Starting with the first line of the data below, copy each line up to and including the one containing "100.2, 100.3, 100.3]". Pictures stay out.

» **DATA PROVIDED**:

******

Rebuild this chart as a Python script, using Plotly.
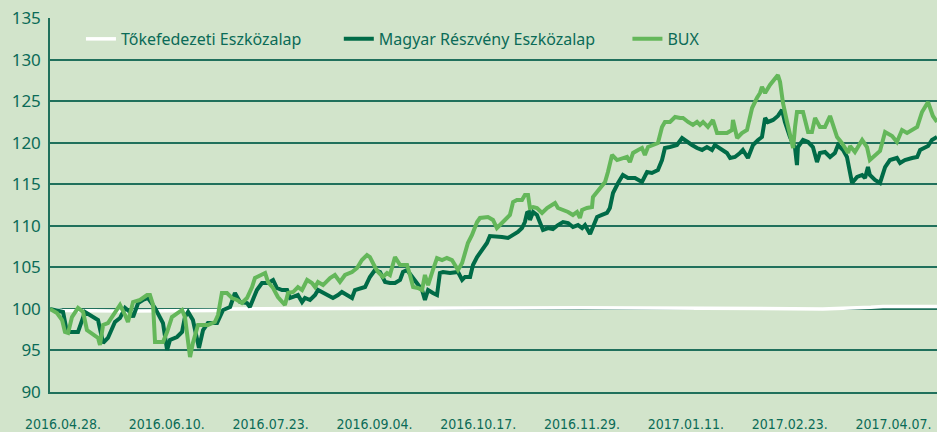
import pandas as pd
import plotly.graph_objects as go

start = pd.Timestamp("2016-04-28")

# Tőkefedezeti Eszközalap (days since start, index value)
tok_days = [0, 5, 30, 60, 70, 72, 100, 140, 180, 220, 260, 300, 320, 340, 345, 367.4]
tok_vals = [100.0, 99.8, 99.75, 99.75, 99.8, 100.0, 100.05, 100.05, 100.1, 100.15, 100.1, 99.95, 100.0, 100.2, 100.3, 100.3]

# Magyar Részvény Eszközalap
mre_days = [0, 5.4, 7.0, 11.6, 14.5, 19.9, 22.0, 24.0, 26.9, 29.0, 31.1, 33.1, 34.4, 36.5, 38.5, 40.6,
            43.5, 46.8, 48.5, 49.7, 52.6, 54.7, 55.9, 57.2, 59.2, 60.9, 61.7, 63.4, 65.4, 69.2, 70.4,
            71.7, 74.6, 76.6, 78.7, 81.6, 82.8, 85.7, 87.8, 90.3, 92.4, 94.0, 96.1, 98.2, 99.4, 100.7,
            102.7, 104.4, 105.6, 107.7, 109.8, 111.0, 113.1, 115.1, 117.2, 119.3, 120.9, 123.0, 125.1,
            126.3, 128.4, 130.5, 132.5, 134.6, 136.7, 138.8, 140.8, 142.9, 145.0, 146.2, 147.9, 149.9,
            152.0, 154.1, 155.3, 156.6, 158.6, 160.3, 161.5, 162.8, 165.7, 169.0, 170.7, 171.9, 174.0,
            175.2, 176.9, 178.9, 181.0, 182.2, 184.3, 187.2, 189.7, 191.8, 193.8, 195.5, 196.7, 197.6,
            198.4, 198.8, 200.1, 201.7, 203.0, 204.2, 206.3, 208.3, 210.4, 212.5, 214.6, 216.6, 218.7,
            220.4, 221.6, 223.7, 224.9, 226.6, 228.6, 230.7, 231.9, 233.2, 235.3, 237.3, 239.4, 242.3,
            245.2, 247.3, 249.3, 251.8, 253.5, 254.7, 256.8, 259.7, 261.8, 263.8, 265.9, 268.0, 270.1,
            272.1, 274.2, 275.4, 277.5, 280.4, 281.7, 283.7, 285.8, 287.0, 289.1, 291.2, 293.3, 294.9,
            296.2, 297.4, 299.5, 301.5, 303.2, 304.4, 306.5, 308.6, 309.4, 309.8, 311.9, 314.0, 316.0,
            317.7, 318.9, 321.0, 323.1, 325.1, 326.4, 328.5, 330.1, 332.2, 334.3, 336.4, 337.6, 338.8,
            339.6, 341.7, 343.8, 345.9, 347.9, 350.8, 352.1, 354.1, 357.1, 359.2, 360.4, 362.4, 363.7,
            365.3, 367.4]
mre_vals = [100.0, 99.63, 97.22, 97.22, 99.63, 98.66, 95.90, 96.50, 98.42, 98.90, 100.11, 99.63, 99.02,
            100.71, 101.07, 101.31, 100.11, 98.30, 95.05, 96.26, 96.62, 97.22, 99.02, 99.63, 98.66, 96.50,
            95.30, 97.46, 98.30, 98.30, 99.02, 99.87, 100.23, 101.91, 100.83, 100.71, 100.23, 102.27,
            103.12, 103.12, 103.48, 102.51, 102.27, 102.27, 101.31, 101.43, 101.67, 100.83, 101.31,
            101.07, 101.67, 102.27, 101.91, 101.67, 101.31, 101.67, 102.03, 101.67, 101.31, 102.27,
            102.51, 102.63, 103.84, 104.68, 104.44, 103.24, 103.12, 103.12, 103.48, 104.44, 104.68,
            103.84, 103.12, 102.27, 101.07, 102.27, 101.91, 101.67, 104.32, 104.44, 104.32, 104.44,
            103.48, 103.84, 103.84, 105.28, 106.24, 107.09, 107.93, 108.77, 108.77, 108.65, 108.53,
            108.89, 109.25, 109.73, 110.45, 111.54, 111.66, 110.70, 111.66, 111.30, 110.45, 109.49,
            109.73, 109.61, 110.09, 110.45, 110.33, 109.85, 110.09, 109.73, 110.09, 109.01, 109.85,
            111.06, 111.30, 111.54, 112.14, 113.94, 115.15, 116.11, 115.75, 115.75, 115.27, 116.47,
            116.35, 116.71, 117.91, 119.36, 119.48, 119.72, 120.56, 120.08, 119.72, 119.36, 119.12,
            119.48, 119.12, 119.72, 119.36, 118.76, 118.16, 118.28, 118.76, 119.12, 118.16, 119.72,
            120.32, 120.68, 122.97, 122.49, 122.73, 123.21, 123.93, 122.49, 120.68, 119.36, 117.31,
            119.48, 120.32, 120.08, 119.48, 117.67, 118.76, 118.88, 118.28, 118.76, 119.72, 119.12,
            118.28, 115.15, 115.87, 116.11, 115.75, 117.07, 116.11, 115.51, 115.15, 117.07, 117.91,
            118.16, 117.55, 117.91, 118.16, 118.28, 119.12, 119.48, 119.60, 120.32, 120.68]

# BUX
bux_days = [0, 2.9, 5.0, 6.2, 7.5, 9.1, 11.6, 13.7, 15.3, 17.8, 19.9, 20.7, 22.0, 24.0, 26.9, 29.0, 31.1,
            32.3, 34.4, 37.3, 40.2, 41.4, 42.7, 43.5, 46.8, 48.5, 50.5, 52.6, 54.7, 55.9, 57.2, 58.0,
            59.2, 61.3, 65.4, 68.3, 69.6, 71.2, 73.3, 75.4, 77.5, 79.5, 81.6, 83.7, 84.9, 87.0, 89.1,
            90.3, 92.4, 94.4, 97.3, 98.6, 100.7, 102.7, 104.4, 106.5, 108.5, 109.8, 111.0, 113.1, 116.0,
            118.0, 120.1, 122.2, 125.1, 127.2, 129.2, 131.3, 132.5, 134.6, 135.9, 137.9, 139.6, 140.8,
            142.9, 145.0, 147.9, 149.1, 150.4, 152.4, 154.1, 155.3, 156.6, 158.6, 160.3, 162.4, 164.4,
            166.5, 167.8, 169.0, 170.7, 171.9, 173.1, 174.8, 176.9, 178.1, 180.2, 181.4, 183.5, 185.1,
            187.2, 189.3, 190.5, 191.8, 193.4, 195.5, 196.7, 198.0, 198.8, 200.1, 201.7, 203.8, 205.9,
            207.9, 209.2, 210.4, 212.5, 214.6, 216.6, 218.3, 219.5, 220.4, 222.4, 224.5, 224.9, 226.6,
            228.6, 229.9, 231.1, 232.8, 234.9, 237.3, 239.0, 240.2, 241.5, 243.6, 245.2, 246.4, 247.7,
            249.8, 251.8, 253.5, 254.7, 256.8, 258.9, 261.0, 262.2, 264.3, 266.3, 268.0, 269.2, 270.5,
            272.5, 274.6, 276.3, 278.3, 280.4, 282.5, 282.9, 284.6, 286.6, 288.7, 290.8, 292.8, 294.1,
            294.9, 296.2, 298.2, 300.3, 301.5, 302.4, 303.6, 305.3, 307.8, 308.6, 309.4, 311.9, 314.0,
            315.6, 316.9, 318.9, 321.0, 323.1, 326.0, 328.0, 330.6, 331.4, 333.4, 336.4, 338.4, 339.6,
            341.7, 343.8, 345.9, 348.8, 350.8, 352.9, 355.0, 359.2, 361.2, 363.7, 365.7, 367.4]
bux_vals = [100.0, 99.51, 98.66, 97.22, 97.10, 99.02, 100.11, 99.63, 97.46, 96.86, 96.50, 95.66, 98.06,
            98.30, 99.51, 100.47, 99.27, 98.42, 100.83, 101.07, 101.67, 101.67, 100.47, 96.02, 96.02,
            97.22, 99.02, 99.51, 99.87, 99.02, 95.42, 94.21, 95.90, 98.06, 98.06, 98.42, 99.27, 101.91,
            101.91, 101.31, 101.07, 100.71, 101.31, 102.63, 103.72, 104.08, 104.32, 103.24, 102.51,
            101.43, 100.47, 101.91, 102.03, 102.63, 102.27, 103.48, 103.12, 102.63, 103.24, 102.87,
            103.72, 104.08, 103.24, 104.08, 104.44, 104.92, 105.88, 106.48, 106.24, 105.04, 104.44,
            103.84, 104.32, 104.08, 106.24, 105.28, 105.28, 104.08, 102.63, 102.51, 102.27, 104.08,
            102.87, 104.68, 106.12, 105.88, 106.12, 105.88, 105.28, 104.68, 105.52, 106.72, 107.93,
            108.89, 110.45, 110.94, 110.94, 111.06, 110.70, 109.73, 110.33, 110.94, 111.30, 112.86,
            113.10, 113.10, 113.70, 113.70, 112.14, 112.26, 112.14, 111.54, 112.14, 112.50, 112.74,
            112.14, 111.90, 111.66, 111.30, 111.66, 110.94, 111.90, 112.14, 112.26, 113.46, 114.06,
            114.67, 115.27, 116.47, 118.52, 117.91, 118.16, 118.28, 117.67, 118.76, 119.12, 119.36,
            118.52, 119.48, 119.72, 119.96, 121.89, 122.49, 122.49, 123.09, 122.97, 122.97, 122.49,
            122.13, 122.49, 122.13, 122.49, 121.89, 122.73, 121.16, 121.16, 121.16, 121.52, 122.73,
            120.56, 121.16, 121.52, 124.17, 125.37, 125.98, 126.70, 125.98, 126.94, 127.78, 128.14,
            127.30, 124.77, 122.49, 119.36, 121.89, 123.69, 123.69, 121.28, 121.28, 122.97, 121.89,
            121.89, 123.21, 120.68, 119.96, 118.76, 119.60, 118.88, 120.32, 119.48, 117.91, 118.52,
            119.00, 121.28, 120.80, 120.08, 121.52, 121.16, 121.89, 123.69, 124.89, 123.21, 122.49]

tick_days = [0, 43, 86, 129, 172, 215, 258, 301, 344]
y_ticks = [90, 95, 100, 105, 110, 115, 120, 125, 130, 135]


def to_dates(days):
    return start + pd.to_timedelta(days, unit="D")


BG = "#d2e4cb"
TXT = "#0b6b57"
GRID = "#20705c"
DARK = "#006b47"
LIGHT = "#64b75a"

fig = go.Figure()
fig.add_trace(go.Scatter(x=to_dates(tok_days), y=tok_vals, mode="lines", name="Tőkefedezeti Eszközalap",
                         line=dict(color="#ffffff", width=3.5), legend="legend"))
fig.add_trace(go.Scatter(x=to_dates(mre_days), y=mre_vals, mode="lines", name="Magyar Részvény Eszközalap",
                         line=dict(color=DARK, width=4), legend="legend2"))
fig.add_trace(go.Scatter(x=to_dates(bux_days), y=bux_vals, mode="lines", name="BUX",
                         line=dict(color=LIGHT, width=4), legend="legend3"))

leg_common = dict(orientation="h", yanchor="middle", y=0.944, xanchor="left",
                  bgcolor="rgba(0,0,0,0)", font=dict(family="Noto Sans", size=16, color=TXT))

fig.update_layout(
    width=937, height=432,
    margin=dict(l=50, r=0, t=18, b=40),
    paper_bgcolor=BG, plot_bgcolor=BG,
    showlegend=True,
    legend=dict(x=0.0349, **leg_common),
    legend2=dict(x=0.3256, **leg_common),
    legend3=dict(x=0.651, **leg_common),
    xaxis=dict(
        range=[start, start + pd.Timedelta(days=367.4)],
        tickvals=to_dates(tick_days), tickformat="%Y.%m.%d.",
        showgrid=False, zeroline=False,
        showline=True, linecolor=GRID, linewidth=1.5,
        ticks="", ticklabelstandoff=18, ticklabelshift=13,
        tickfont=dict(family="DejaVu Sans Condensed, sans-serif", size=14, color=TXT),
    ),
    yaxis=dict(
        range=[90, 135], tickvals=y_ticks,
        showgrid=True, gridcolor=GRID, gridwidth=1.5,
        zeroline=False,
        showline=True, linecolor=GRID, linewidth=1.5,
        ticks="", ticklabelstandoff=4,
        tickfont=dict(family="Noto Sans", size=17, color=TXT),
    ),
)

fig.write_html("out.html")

******

» **OUTPUT FOR THIS TASK**:
Rebuild this chart as a Python script, using Plotly.
import pandas as pd
import plotly.graph_objects as go

start = pd.Timestamp("2016-04-28")

# Tőkefedezeti Eszközalap (days since start, index value)
tok_days = [0, 5, 30, 60, 70, 72, 100, 140, 180, 220, 260, 300, 320, 340, 345, 367.4]
tok_vals = [100.0, 99.8, 99.75, 99.75, 99.8, 100.0, 100.05, 100.05, 100.1, 100.15, 100.1, 99.95, 100.0, 100.2, 100.3, 100.3]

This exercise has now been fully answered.